BEGIN Data lines

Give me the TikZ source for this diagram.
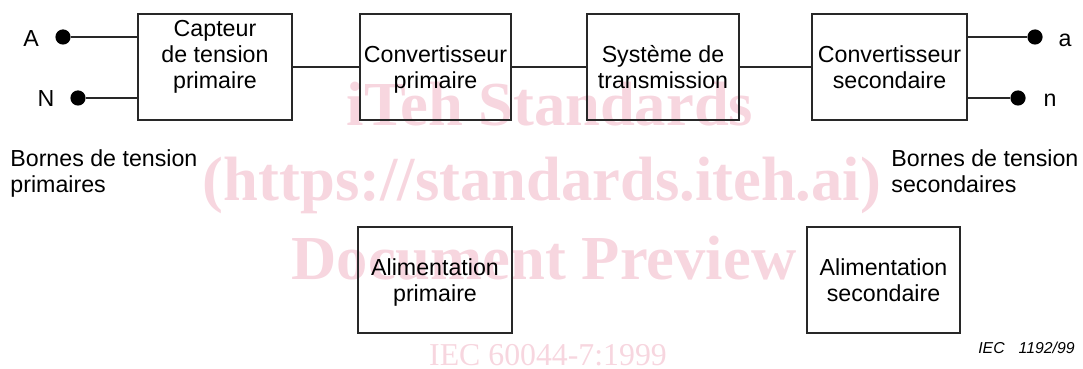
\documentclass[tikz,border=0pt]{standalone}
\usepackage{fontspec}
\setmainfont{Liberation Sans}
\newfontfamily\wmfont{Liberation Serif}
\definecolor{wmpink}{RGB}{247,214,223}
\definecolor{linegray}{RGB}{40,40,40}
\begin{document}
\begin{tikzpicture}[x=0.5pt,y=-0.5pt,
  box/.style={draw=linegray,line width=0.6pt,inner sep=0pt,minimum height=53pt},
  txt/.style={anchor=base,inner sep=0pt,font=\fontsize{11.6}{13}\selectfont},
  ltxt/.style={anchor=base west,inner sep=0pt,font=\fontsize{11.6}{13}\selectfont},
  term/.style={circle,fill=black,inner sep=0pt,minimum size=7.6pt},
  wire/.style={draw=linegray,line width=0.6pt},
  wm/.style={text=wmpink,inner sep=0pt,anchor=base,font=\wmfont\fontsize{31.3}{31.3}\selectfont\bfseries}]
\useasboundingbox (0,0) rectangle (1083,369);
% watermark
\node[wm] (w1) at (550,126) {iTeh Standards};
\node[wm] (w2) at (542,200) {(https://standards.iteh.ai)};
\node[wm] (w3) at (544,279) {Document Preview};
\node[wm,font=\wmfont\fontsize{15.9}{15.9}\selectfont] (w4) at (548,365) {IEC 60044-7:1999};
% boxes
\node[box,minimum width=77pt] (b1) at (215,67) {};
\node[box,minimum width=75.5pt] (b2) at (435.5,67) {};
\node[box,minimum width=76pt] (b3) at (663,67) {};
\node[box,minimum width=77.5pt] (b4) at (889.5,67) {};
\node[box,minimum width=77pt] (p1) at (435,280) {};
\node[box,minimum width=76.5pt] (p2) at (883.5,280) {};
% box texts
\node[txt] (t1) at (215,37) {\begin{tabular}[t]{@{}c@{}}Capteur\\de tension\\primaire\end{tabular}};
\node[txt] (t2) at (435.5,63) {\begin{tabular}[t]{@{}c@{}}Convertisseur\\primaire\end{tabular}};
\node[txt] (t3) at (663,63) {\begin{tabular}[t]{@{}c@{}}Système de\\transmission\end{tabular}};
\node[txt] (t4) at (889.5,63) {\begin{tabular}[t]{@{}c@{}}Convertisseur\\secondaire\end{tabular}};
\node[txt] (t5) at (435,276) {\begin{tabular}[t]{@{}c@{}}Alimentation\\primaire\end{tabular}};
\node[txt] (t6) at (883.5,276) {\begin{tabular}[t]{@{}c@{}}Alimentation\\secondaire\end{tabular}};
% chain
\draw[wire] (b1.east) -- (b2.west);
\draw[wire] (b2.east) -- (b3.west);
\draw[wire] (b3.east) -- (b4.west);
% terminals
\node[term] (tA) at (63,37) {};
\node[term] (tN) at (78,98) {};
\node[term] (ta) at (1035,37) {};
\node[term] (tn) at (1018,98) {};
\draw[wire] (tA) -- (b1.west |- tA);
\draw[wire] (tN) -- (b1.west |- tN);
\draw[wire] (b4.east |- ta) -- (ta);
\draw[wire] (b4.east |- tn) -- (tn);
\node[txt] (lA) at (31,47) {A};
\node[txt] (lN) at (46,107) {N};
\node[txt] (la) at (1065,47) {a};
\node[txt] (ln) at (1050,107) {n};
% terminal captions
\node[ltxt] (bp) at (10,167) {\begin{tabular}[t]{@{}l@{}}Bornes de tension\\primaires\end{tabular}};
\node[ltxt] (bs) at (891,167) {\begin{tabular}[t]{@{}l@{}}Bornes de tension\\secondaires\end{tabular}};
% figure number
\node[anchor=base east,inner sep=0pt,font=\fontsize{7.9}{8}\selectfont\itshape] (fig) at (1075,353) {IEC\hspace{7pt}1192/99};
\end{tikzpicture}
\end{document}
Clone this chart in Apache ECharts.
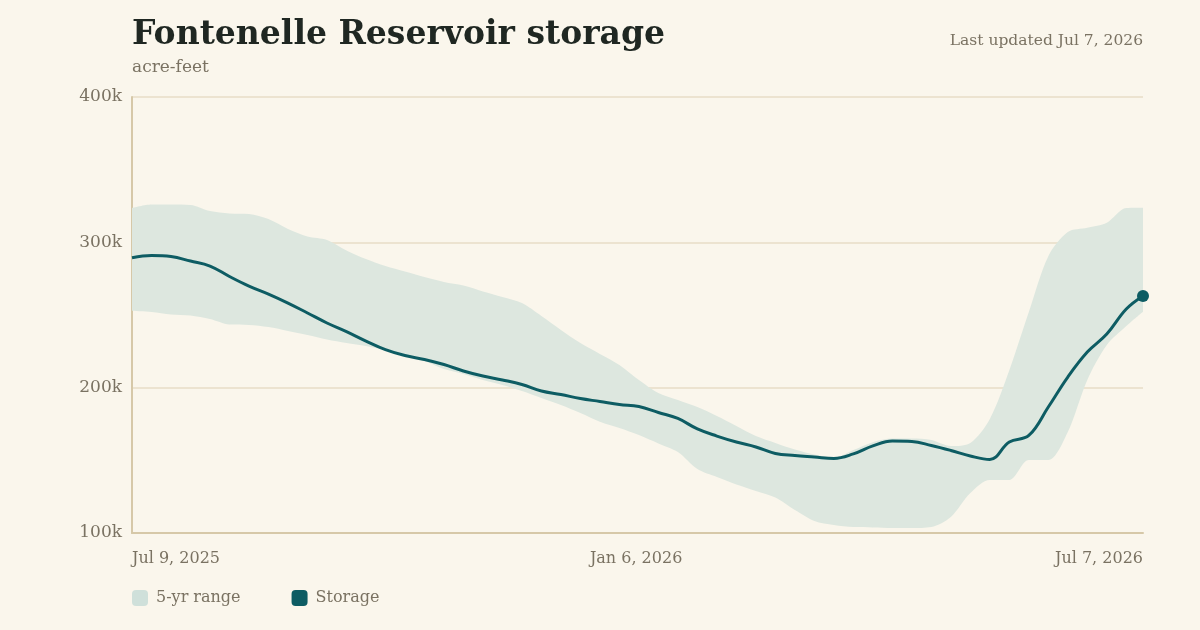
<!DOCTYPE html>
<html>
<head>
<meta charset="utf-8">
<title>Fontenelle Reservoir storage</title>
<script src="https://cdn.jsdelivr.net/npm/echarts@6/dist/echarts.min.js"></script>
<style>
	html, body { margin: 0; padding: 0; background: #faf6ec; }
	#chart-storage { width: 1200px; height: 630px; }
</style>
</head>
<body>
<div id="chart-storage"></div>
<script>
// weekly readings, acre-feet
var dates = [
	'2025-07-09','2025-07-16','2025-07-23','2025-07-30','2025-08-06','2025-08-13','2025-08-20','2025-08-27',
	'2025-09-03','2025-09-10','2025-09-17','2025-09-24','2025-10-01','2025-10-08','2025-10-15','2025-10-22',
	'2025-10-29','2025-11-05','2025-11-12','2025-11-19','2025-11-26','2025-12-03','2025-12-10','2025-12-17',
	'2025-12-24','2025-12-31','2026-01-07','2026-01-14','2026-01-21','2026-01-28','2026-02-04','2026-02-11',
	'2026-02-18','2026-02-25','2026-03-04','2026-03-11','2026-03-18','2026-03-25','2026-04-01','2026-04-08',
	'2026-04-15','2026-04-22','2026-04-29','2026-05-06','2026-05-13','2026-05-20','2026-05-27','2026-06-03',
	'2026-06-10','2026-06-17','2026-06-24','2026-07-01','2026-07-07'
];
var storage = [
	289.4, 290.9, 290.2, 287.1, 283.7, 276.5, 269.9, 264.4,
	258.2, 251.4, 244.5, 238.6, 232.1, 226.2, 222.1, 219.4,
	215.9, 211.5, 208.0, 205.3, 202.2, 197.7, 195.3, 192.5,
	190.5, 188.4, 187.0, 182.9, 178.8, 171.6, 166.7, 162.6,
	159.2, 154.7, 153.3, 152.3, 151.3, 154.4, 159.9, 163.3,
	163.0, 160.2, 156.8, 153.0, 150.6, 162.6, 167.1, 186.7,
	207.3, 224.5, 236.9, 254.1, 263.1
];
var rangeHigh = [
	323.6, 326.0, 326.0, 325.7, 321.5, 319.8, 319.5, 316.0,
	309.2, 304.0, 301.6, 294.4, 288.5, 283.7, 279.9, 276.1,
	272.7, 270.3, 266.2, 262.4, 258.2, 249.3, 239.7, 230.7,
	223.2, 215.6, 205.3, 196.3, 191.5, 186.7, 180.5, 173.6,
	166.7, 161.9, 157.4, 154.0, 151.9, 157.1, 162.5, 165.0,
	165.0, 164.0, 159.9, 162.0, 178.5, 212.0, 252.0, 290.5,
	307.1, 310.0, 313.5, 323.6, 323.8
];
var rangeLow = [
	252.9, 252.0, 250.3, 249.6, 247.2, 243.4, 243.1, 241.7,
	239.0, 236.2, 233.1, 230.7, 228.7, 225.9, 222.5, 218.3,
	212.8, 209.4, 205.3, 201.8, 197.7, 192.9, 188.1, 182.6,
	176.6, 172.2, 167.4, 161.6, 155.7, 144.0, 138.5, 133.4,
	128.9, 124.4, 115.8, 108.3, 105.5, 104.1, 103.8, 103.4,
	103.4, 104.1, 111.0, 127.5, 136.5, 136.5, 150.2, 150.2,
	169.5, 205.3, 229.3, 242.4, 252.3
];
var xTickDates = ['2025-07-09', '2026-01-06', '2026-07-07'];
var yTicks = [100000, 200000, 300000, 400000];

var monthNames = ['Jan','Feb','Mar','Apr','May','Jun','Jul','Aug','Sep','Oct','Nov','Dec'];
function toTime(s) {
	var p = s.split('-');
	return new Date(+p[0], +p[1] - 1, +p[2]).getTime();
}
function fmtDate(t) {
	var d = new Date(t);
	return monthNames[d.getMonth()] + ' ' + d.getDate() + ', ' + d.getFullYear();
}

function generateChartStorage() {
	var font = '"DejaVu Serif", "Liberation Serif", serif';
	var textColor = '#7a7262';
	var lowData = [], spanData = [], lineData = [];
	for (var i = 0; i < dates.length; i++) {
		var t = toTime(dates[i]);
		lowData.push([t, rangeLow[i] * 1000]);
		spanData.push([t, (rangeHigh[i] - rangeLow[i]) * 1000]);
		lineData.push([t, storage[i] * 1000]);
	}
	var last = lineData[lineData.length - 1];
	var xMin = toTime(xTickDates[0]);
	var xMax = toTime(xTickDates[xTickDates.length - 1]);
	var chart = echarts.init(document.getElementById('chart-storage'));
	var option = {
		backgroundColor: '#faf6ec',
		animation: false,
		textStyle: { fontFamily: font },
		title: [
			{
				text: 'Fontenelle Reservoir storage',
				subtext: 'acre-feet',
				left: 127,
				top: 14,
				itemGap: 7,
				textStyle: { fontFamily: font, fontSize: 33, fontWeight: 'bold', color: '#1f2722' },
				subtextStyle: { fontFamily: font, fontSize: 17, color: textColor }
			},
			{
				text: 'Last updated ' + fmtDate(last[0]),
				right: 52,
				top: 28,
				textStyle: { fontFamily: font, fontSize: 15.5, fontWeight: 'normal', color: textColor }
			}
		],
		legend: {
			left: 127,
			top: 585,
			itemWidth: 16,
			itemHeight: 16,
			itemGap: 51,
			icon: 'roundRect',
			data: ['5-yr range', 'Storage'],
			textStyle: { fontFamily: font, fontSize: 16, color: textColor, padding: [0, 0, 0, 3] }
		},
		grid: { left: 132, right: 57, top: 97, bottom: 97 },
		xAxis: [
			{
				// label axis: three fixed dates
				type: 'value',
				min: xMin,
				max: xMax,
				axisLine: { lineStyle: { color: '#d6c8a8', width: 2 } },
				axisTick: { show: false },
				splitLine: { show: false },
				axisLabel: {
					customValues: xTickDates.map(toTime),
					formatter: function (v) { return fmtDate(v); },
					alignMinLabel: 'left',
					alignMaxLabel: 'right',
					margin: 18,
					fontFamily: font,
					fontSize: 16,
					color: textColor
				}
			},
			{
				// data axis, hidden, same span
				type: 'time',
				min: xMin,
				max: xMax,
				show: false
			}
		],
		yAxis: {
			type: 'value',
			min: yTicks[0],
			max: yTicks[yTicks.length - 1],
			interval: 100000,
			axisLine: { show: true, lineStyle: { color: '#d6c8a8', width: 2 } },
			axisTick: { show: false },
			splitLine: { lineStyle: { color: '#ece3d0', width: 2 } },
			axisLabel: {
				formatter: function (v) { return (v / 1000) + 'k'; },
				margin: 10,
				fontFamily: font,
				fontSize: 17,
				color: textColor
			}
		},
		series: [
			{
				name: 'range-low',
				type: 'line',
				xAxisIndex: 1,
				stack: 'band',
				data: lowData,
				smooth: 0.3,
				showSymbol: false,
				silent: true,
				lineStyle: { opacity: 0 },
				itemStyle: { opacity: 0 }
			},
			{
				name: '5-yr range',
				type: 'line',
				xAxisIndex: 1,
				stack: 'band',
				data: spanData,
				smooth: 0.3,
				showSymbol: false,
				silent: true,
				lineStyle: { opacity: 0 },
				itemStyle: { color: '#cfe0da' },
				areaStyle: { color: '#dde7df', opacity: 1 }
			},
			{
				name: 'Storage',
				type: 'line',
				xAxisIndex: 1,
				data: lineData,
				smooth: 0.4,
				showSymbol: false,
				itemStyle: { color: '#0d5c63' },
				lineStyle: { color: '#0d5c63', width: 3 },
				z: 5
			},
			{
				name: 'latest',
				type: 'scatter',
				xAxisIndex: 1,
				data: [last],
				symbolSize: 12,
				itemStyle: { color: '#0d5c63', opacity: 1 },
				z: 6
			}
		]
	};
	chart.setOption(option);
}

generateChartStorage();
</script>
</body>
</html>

END Data lines

Description of the task>
Filter the listing above by the word "this"; copy each line that passes.

Reply to the task>
Give me the TikZ source for this diagram.
Clone this chart in Apache ECharts.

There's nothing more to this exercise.